EXERCISE DIRECTIONS:
Quote the entries below from the line with "Write a Python" through the line with "raman_shift = [820", both ends included, and only those lines.

─── RECORD EXCERPTS ───

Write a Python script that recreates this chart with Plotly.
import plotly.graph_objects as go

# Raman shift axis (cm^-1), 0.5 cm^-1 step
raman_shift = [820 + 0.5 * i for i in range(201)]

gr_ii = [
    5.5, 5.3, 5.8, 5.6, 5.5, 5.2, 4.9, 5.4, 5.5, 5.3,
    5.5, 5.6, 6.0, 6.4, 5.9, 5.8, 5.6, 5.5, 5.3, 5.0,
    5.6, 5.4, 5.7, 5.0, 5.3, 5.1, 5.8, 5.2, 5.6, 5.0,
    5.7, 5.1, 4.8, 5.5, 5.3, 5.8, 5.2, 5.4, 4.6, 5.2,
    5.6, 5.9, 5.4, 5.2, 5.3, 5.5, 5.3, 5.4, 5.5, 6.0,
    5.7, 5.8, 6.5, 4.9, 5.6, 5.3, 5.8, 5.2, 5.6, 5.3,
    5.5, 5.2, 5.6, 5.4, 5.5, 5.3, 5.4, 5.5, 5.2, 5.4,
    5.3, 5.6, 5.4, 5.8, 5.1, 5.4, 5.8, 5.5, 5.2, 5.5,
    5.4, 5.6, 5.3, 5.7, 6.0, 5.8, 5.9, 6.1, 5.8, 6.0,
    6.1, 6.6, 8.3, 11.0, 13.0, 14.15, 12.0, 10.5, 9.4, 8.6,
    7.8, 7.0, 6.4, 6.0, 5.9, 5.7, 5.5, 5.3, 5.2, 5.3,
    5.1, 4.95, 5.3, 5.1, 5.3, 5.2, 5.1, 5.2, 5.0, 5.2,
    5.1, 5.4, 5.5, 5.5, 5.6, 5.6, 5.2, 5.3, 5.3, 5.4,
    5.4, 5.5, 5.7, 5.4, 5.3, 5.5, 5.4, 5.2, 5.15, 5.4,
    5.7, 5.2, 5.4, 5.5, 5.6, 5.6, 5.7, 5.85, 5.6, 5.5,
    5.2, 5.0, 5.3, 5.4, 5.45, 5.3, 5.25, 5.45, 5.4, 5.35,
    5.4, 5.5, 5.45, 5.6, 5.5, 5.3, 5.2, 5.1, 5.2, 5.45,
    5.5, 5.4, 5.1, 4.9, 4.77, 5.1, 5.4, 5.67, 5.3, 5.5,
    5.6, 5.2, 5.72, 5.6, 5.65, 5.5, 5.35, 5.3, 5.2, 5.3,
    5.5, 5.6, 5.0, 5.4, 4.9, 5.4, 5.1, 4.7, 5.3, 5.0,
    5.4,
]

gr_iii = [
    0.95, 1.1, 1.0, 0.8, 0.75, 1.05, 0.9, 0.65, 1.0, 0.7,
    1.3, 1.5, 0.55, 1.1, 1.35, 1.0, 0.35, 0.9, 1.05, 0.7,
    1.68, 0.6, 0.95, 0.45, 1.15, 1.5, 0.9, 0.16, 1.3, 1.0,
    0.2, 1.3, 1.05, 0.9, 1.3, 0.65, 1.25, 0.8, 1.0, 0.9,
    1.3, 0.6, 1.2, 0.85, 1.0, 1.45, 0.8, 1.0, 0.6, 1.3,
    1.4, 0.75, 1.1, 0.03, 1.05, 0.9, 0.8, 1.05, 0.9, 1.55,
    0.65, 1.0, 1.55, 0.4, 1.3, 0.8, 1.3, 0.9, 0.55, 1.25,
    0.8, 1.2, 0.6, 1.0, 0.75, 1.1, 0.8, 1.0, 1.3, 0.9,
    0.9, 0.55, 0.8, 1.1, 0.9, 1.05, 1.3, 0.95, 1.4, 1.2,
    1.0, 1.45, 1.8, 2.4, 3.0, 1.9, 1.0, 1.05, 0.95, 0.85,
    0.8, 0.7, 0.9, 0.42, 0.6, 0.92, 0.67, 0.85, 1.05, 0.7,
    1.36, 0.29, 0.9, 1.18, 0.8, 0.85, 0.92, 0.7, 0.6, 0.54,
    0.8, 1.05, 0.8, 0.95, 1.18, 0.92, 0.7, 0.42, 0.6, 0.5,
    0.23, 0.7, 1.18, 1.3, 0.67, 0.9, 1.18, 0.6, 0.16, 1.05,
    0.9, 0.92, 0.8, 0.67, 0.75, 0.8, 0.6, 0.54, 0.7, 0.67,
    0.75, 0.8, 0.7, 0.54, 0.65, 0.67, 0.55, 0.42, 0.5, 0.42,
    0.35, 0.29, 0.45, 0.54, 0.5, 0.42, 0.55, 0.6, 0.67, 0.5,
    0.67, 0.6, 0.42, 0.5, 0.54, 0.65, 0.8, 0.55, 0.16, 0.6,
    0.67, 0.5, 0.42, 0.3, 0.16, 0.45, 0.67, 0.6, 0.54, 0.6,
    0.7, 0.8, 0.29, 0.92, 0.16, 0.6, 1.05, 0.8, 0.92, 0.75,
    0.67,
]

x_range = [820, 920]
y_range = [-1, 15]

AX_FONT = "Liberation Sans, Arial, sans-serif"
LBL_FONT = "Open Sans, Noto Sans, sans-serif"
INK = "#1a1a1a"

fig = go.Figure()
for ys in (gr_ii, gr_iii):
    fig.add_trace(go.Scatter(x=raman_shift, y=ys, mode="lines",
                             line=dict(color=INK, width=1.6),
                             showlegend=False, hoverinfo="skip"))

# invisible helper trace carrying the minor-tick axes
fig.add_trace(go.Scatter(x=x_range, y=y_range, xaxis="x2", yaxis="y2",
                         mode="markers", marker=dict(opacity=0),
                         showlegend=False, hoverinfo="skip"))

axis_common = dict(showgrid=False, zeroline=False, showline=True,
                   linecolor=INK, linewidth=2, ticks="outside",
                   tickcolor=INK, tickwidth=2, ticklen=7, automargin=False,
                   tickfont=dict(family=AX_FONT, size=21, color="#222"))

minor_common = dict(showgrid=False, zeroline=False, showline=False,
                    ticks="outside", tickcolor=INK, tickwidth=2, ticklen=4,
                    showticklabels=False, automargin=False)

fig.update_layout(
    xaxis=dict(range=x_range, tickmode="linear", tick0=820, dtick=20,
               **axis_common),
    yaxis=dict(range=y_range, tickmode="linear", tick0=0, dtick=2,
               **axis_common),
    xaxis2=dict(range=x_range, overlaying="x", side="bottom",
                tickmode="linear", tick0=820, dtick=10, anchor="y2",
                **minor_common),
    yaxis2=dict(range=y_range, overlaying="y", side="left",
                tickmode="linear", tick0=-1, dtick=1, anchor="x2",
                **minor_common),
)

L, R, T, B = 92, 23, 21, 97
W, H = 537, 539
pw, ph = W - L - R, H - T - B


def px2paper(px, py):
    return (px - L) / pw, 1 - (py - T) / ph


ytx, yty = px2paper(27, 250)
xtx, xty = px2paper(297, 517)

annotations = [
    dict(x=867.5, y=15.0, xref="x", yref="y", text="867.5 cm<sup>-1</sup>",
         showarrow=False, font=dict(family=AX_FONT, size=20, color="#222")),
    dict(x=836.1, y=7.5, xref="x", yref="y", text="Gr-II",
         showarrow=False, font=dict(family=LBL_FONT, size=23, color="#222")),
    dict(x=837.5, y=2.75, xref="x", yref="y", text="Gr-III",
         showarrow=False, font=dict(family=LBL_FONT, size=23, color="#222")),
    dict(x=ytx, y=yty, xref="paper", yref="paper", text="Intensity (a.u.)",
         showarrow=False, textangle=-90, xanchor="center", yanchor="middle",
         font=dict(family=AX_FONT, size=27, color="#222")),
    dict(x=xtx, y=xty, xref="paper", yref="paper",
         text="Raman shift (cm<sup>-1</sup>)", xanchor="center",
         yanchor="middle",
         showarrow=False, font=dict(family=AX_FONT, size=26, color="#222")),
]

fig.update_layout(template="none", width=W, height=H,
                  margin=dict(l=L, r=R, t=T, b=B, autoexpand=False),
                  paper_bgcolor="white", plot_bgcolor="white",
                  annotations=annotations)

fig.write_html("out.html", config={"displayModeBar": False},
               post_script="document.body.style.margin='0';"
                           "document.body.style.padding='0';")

───
─── RECORD EXCERPTS ───

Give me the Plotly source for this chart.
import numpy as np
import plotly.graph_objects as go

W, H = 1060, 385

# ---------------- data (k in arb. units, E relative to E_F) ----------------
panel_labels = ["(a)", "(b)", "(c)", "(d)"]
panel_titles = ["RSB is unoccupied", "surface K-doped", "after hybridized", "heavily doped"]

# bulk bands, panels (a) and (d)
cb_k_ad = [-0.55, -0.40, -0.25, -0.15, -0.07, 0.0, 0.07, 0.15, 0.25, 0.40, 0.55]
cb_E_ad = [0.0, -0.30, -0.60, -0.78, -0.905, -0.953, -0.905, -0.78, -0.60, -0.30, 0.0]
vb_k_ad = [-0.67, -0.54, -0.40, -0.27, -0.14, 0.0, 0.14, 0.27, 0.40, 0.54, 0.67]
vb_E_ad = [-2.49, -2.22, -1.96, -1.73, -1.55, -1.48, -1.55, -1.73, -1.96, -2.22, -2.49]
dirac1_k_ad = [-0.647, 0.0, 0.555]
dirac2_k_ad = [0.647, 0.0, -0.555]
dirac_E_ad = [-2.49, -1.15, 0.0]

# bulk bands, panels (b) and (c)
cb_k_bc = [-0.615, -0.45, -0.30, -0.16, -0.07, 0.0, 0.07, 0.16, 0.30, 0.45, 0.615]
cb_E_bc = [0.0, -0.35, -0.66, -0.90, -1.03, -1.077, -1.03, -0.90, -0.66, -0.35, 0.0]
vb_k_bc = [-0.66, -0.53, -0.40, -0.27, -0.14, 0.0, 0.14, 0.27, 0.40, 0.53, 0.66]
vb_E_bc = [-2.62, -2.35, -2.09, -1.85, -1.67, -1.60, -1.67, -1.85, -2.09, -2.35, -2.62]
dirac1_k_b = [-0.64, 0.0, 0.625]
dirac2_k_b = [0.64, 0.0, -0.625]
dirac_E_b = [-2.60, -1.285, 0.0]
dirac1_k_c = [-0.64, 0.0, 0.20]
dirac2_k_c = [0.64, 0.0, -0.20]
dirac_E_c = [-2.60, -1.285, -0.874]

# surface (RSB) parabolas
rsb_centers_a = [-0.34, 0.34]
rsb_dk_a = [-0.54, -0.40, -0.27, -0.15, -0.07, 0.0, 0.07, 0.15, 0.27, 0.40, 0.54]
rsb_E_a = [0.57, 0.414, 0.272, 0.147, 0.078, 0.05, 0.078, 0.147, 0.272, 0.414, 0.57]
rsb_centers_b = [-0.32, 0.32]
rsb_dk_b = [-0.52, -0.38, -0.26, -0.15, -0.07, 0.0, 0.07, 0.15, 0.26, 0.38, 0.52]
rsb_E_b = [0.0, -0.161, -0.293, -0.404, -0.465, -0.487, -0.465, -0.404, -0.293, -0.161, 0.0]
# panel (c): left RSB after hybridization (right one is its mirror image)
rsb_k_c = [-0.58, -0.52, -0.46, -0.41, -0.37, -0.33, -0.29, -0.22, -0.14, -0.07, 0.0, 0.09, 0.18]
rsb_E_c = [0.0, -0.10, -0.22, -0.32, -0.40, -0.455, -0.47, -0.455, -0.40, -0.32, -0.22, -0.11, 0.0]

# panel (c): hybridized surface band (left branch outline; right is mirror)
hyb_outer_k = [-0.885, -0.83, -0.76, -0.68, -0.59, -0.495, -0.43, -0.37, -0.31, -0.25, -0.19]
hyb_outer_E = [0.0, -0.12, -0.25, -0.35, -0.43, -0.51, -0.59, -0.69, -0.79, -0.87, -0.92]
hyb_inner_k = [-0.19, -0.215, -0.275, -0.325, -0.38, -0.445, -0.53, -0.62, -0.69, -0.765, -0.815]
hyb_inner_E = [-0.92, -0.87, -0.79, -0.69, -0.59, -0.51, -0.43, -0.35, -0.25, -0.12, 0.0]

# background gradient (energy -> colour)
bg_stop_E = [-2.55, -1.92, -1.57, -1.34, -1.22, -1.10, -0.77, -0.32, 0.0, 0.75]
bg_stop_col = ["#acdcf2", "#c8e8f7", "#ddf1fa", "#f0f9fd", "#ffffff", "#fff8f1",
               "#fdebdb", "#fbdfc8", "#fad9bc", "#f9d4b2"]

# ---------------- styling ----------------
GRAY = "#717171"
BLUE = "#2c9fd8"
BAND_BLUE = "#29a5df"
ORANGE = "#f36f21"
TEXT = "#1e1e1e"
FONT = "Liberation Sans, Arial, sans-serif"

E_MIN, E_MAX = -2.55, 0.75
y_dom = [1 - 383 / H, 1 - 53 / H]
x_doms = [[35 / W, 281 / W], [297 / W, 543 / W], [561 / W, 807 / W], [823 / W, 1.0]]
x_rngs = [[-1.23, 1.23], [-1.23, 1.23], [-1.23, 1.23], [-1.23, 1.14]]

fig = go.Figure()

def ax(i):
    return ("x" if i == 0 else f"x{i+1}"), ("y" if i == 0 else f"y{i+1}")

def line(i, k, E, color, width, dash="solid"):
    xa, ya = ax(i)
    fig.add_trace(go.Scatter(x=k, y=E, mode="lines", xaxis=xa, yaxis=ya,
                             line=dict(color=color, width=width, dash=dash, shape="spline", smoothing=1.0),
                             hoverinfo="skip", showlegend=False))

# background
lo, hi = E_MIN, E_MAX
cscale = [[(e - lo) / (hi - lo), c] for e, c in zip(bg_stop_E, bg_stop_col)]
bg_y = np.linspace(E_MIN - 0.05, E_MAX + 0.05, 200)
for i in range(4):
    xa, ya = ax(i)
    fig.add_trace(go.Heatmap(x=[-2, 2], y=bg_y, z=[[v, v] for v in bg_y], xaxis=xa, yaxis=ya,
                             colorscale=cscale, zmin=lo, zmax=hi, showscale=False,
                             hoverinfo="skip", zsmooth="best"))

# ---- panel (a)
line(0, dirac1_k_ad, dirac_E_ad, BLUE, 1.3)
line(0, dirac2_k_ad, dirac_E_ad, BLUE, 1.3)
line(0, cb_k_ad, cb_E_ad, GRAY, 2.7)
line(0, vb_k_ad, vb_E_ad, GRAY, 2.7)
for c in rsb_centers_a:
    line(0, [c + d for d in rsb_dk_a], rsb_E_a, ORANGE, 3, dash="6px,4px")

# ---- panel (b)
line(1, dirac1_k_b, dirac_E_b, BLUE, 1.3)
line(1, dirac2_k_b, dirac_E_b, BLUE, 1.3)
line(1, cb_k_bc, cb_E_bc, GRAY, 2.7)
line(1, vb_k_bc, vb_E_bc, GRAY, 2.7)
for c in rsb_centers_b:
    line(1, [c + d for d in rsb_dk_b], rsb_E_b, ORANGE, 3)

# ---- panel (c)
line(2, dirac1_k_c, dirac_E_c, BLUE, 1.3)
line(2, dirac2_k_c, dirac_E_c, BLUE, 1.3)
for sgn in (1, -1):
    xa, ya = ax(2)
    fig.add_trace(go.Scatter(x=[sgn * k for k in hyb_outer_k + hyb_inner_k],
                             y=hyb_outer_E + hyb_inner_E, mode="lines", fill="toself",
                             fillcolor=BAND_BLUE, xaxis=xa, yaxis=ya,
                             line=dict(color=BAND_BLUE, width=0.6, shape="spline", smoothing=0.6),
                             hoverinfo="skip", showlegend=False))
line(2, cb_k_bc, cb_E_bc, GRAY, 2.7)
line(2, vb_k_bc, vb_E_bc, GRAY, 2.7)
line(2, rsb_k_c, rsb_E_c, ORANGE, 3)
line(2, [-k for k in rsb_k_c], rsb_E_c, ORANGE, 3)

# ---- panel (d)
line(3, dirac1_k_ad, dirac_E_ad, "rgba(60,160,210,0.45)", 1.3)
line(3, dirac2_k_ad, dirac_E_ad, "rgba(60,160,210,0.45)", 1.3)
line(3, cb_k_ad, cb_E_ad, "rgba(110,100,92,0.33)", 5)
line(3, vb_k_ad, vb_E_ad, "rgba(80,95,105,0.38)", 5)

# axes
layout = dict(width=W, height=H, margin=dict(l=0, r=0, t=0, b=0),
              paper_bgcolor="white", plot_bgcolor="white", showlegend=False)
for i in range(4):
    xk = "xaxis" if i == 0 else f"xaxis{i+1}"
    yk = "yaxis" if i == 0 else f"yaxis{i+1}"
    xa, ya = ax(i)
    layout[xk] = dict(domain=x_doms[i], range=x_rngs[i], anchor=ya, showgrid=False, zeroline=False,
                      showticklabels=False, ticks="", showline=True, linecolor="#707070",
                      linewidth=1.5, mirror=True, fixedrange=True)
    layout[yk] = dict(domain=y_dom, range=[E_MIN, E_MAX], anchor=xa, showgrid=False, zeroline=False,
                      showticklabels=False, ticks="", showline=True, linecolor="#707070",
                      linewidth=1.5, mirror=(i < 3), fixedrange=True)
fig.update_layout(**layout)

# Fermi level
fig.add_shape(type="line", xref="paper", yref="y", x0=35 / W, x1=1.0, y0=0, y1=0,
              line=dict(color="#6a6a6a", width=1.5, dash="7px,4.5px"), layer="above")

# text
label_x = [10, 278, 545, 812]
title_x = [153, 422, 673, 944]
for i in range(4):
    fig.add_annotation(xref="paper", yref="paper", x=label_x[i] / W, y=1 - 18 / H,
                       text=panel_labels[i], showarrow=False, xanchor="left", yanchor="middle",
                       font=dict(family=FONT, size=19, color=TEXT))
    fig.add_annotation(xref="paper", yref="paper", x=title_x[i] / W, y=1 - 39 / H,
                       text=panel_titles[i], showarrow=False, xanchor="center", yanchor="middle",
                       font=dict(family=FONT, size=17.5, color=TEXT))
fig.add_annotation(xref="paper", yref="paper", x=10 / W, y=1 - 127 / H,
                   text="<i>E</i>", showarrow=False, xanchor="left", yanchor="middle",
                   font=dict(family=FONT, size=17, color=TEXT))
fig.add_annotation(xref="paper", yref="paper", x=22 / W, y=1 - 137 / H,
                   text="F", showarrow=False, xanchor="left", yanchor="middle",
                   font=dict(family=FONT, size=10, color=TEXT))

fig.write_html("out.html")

───
─── RECORD EXCERPTS ───

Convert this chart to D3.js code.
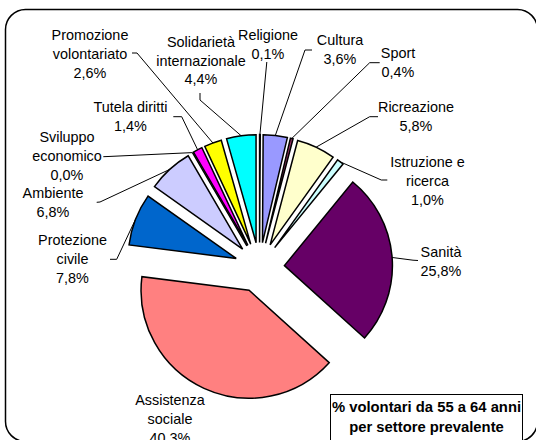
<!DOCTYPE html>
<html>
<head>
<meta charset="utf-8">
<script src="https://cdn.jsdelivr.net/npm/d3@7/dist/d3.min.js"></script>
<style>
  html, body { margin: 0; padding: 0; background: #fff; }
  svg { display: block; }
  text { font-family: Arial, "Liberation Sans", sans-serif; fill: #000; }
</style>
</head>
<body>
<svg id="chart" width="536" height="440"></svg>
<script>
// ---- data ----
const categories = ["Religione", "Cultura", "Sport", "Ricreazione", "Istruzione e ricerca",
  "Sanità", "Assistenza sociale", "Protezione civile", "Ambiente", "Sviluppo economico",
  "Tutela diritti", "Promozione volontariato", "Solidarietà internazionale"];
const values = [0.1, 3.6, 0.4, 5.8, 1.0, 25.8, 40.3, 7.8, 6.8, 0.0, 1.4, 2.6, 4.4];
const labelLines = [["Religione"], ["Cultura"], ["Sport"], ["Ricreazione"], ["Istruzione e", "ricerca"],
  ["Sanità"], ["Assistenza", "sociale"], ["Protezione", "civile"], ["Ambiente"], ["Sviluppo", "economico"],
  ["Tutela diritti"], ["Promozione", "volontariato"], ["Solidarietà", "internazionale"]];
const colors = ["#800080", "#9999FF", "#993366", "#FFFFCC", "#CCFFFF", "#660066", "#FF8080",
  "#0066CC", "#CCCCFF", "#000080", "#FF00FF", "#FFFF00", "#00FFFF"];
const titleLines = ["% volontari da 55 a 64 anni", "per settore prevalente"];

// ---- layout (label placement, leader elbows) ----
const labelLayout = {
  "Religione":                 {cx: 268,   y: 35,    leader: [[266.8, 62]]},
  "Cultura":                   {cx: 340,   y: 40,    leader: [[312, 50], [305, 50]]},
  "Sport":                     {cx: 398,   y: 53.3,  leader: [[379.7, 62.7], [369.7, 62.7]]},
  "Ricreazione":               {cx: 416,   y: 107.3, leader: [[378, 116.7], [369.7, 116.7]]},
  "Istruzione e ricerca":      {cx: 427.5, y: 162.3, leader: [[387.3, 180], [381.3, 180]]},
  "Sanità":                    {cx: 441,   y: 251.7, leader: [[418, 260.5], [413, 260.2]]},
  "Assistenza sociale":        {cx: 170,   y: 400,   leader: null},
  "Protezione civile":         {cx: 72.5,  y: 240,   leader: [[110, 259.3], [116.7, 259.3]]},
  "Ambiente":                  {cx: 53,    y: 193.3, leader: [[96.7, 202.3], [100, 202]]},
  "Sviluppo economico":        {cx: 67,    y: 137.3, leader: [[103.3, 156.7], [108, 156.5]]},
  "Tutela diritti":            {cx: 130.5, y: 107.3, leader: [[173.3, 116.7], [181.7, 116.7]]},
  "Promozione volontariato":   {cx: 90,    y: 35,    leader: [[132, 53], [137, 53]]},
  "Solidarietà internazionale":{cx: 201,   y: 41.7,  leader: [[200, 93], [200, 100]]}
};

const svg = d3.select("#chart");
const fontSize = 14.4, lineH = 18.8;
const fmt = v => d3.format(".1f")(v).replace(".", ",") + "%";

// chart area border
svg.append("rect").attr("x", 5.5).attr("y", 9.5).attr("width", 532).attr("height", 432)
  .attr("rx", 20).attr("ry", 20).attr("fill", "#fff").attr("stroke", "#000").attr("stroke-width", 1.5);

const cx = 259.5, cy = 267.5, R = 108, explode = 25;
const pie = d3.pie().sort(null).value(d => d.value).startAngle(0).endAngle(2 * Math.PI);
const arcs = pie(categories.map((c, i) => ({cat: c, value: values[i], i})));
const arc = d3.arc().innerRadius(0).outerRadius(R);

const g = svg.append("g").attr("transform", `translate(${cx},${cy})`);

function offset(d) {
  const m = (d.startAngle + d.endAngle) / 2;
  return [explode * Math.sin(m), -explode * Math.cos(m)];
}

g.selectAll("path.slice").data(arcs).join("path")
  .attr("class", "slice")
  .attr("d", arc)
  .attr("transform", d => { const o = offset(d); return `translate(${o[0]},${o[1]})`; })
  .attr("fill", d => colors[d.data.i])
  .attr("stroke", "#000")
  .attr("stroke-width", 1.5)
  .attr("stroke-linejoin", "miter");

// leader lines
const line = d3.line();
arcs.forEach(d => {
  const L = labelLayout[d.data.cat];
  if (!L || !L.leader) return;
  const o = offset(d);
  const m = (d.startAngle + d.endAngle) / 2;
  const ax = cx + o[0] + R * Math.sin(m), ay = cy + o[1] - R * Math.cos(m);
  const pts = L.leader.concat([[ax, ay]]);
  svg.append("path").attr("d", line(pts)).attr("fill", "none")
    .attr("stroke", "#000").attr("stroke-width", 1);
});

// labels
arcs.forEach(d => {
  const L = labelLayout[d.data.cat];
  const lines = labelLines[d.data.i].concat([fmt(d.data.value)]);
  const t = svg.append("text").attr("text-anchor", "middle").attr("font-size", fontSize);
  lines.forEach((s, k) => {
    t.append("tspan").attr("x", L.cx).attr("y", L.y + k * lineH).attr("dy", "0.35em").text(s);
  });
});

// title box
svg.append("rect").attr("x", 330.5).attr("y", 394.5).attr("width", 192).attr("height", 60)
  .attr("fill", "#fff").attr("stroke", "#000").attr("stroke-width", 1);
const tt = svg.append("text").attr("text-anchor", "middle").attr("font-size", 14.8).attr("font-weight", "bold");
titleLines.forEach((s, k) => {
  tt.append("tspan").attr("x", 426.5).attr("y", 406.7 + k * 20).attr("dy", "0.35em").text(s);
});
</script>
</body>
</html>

───

THE REPLY:
Write a Python script that recreates this chart with Plotly.
import plotly.graph_objects as go

# Raman shift axis (cm^-1), 0.5 cm^-1 step
raman_shift = [820 + 0.5 * i for i in range(201)]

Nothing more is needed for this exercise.